▶ _Task_
Each line from the top of the listing through the one holding "const fmt = v => v.toLocaleString('en-US');" should be restated word for word, with nothing added and no pictures.

▶ _Data provided_
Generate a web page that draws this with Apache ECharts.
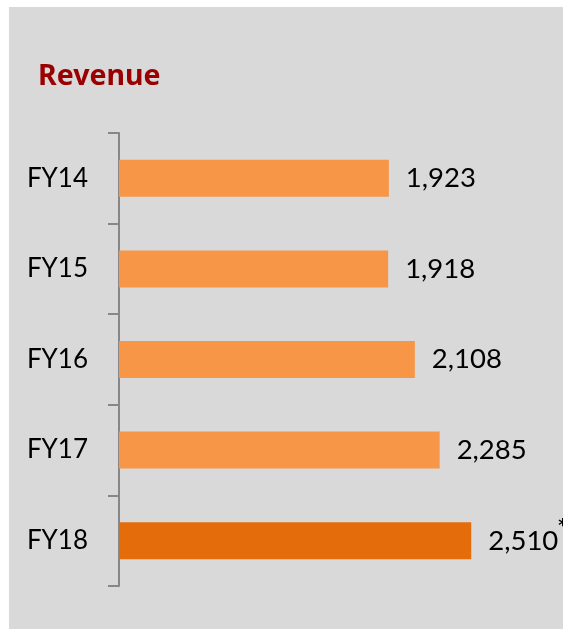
<!DOCTYPE html>
<html>
<head>
<meta charset="utf-8">
<script src="https://cdn.jsdelivr.net/npm/echarts@6/dist/echarts.min.js"></script>
<style>
html,body{margin:0;padding:0;background:#ffffff;width:563px;height:629px;overflow:hidden;}
#chart{position:absolute;left:9px;top:7px;width:554px;height:622px;}
</style>
</head>
<body>
<div id="chart"></div>
<script>
const categories = ['FY14', 'FY15', 'FY16', 'FY17', 'FY18'];
const revenue = [1923, 1918, 2108, 2285, 2510];
const titleText = 'Revenue';
const highlightIndex = 4;

const chart = echarts.init(document.getElementById('chart'), null, {renderer: 'canvas'});
const fmt = v => v.toLocaleString('en-US');

chart.setOption({
  backgroundColor: '#d9d9d9',
  animation: false,
  graphic: [{
    type: 'text',
    left: 29,
    top: 55,
    style: {
      text: titleText,
      fill: '#9a0000',
      font: 'bold 28.5px "Noto Sans"'
    }
  }],
  grid: {left: 110, top: 126, width: 421, height: 453, containLabel: false},
  xAxis: {
    type: 'value', min: 0, max: 3000, show: false
  },
  yAxis: {
    type: 'category',
    data: categories,
    inverse: true,
    axisLine: {show: true, lineStyle: {color: '#878787', width: 2}},
    axisTick: {show: true, length: 11, lineStyle: {color: '#878787', width: 2}},
    axisLabel: {margin: 31, color: '#000000', fontFamily: 'Lato', fontSize: 26},
    splitLine: {show: false}
  },
  series: [{
    type: 'bar',
    barWidth: 37,
    data: revenue.map((v, i) => ({
      value: v,
      itemStyle: {color: i === highlightIndex ? '#e46c0a' : '#f79646'}
    })),
    label: {
      show: true,
      position: 'right',
      distance: 17,
      color: '#000000',
      fontFamily: 'Lato',
      fontSize: 27.5,
      formatter: p => p.dataIndex === highlightIndex ? '{v|' + fmt(p.value) + '}{s|*}' : fmt(p.value),
      rich: {
        v: {fontFamily: 'Lato', fontSize: 27.5, color: '#000000'},
        s: {fontFamily: 'DejaVu Sans', fontSize: 17, fontWeight: 'bold', color: '#000000', padding: [0, 0, 28, 0]}
      }
    }
  }]
});
</script>
</body>
</html>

▶ _Solution_
Generate a web page that draws this with Apache ECharts.
<!DOCTYPE html>
<html>
<head>
<meta charset="utf-8">
<script src="https://cdn.jsdelivr.net/npm/echarts@6/dist/echarts.min.js"></script>
<style>
html,body{margin:0;padding:0;background:#ffffff;width:563px;height:629px;overflow:hidden;}
#chart{position:absolute;left:9px;top:7px;width:554px;height:622px;}
</style>
</head>
<body>
<div id="chart"></div>
<script>
const categories = ['FY14', 'FY15', 'FY16', 'FY17', 'FY18'];
const revenue = [1923, 1918, 2108, 2285, 2510];
const titleText = 'Revenue';
const highlightIndex = 4;

const chart = echarts.init(document.getElementById('chart'), null, {renderer: 'canvas'});
const fmt = v => v.toLocaleString('en-US');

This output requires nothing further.